Five centuries after Leonardo da Vinci’s death, researchers say his family line may finally yield biological evidence that links the Renaissance master to living descendants.

A multi-decade investigation has mapped Leonardo’s extended family across 21 generations, according to reports on the project, giving scientists a far clearer picture of the line around him and beyond him. The work focuses on male descendants because the Y chromosome can pass largely unchanged through paternal lines, offering a way to test whether a genetic signature tied to Leonardo’s family still survives today.

The search for Leonardo’s DNA has shifted from legend to lineage, with researchers now testing whether a genetic trail survived the centuries.
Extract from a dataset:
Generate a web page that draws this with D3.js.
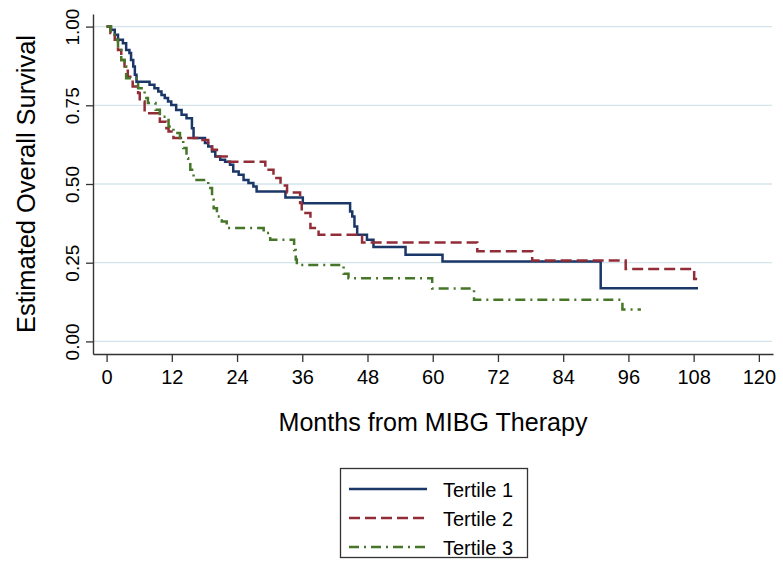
<!DOCTYPE html>
<html>
<head>
<meta charset="utf-8">
<script src="https://cdn.jsdelivr.net/npm/d3@7"></script>
<style>
  body { margin: 0; background: #fff; }
  svg { display: block; font-family: "Liberation Sans", Arial, sans-serif; }
</style>
</head>
<body>
<svg id="km" width="783" height="570"></svg>
<script>
// Kaplan-Meier steps (months, survival)
const monthTicks = [0, 12, 24, 36, 48, 60, 72, 84, 96, 108, 120];
const survTicks = [0, 0.25, 0.5, 0.75, 1];

const t1Months = [0, 0.8, 1.5, 2.1, 3.0, 3.6, 4.2, 4.5, 4.9, 5.2, 5.5, 7.9, 8.8, 9.5, 10.1, 10.7, 11.3, 11.9, 12.8, 13.8, 14.7, 15.7, 16.0, 18.1, 18.7, 19.4, 20.0, 20.9, 21.8, 22.7, 23.3, 24.3, 25.2, 26.1, 27.0, 27.6, 32.9, 36.1, 44.8, 45.2, 45.6, 46.1, 47.9, 49.1, 55.0, 61.8, 90.9, 108.8];
const t1Surv = [1.0, 0.99, 0.974, 0.958, 0.947, 0.926, 0.916, 0.894, 0.873, 0.847, 0.825, 0.815, 0.804, 0.794, 0.783, 0.773, 0.762, 0.751, 0.735, 0.720, 0.709, 0.677, 0.646, 0.630, 0.619, 0.603, 0.587, 0.577, 0.571, 0.561, 0.540, 0.529, 0.513, 0.503, 0.492, 0.476, 0.457, 0.439, 0.413, 0.397, 0.365, 0.339, 0.323, 0.300, 0.275, 0.254, 0.169, 0.169];

const t2Months = [0, 0.7, 1.5, 2.1, 2.7, 3.3, 3.9, 4.8, 5.8, 6.1, 7.0, 9.8, 11.0, 11.4, 12.3, 17.2, 18.7, 19.4, 20.3, 22.1, 29.2, 30.7, 32.0, 33.2, 35.6, 35.9, 37.5, 39.0, 47.0, 68.2, 78.3, 95.5, 108.1, 109.0];
const t2Surv = [1.0, 0.98, 0.958, 0.926, 0.894, 0.873, 0.841, 0.81, 0.789, 0.762, 0.725, 0.698, 0.677, 0.667, 0.646, 0.64, 0.63, 0.609, 0.587, 0.571, 0.545, 0.519, 0.495, 0.473, 0.44, 0.408, 0.36, 0.339, 0.314, 0.286, 0.257, 0.230, 0.198, 0.198];

const t3Months = [0, 0.8, 1.5, 2.1, 2.7, 3.3, 3.6, 5.8, 7.0, 7.6, 9.0, 9.8, 11.4, 12.3, 13.5, 14.1, 14.7, 15.0, 15.4, 16.0, 18.7, 19.4, 19.7, 20.3, 21.2, 22.1, 28.9, 30.1, 34.5, 34.8, 35.0, 43.6, 44.5, 59.9, 67.6, 94.9, 98.3];
const t3Surv = [1.0, 0.98, 0.958, 0.926, 0.894, 0.873, 0.836, 0.804, 0.773, 0.757, 0.736, 0.714, 0.683, 0.662, 0.640, 0.614, 0.582, 0.571, 0.545, 0.513, 0.487, 0.45, 0.423, 0.397, 0.381, 0.36, 0.344, 0.323, 0.29, 0.26, 0.243, 0.215, 0.201, 0.168, 0.132, 0.101, 0.101];

const seriesNames = ["Tertile 1", "Tertile 2", "Tertile 3"];

const series = [
  { name: seriesNames[0], months: t1Months, surv: t1Surv, color: "#1b3767", dash: null },
  { name: seriesNames[1], months: t2Months, surv: t2Surv, color: "#922d37", dash: "11,5" },
  { name: seriesNames[2], months: t3Months, surv: t3Surv, color: "#467627", dash: "10,5,2,5" }
];

const svg = d3.select("#km");

const x = d3.scaleLinear().domain([-2.5, 122.6]).range([93, 773]);
const y = d3.scaleLinear().domain([-0.04, 1.04]).range([354, 14]);

// horizontal grid at the y ticks
svg.append("g")
  .selectAll("line")
  .data(survTicks)
  .join("line")
  .attr("x1", x.range()[0])
  .attr("x2", x.range()[1] - 1)
  .attr("y1", d => y(d))
  .attr("y2", d => y(d))
  .attr("stroke", "#d3e4eb")
  .attr("stroke-width", 1.3);

// axes
const xAxis = svg.append("g")
  .attr("transform", `translate(0,${y.range()[0]})`)
  .call(d3.axisBottom(x).tickValues(monthTicks).tickSize(8).tickSizeOuter(0).tickPadding(8));

const yAxis = svg.append("g")
  .attr("transform", `translate(${x.range()[0]},0)`)
  .call(d3.axisLeft(y).tickValues(survTicks).tickFormat(d3.format(".2f")).tickSize(7).tickSizeOuter(0));

[xAxis, yAxis].forEach(a => {
  a.select(".domain").attr("stroke", "#333").attr("stroke-width", 1.4);
  a.selectAll(".tick line").attr("stroke", "#333").attr("stroke-width", 1.3);
  a.selectAll("text")
    .attr("fill", "#000")
    .style("font-size", "20px")
    .style("font-family", "'Liberation Sans', Arial, sans-serif");
});

yAxis.selectAll(".tick text")
  .attr("x", 0)
  .attr("dy", 0)
  .attr("text-anchor", "middle")
  .attr("transform", "translate(-14,0) rotate(-90)")
  .style("font-size", "19px");

// axis titles
svg.append("text")
  .attr("x", (x.range()[0] + x.range()[1]) / 2)
  .attr("y", 431)
  .attr("text-anchor", "middle")
  .attr("textLength", 309)
  .attr("lengthAdjust", "spacingAndGlyphs")
  .style("font-size", "26px")
  .attr("fill", "#000")
  .text("Months from MIBG Therapy");

svg.append("text")
  .attr("transform", `translate(35,${(y.range()[0] + y.range()[1]) / 2}) rotate(-90)`)
  .attr("text-anchor", "middle")
  .attr("textLength", 298)
  .attr("lengthAdjust", "spacingAndGlyphs")
  .style("font-size", "25px")
  .attr("fill", "#000")
  .text("Estimated Overall Survival");

// survival curves
const line = d3.line()
  .x(d => x(d[0]))
  .y(d => y(d[1]))
  .curve(d3.curveStepAfter);

svg.append("g")
  .selectAll("path")
  .data(series)
  .join("path")
  .attr("d", s => line(s.months.map((m, i) => [m, s.surv[i]])))
  .attr("fill", "none")
  .attr("stroke", s => s.color)
  .attr("stroke-width", 2.5)
  .attr("stroke-dasharray", s => s.dash);

// legend
const legend = svg.append("g");

legend.append("rect")
  .attr("x", 340.5)
  .attr("y", 468.5)
  .attr("width", 187)
  .attr("height", 89)
  .attr("fill", "#fff")
  .attr("stroke", "#333")
  .attr("stroke-width", 1.3);

const rows = legend.selectAll("g.row")
  .data(series)
  .join("g")
  .attr("class", "row")
  .attr("transform", (d, i) => `translate(0,${489 + i * 29})`);

rows.append("line")
  .attr("x1", 349)
  .attr("x2", 427)
  .attr("stroke", d => d.color)
  .attr("stroke-width", 2.5)
  .attr("stroke-dasharray", d => d.dash);

rows.append("text")
  .attr("x", 443)
  .attr("y", 7.5)
  .style("font-size", "20px")
  .attr("fill", "#000")
  .text(d => d.name);
</script>
</body>
</html>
Researchers have already identified living men believed to descend from Leonardo’s family line, and reports indicate some share common DNA markers that appear to stretch back to the Renaissance era. That does not amount to Leonardo’s full genetic profile, and it does not settle every question around his ancestry. But it gives the project something it lacked for centuries: a testable biological thread.

Key Facts

  • Researchers traced Leonardo da Vinci’s family across 21 generations.
  • The project has run for roughly 30 years, according to reports.
  • Scientists identified living male descendants and compared shared DNA markers.
  • Excavations at a family tomb in Vinci could provide remains for further testing.

The next phase may come from the ground in Vinci, where excavations at a family tomb could uncover remains for direct comparison. If scientists recover usable ancient DNA, they could compare it with markers found in living descendants and move closer to reconstructing Leonardo’s genetic profile. Sources suggest that step would mark a major advance, though ancient DNA work remains technically difficult and often incomplete.

What happens next matters far beyond curiosity about one famous artist. If the evidence holds, the project could show how genealogy, archaeology, and genetics can work together to illuminate the lives of people long thought lost to history. For now, the case remains unfinished, but the search has entered a new phase: less myth, more measurable proof.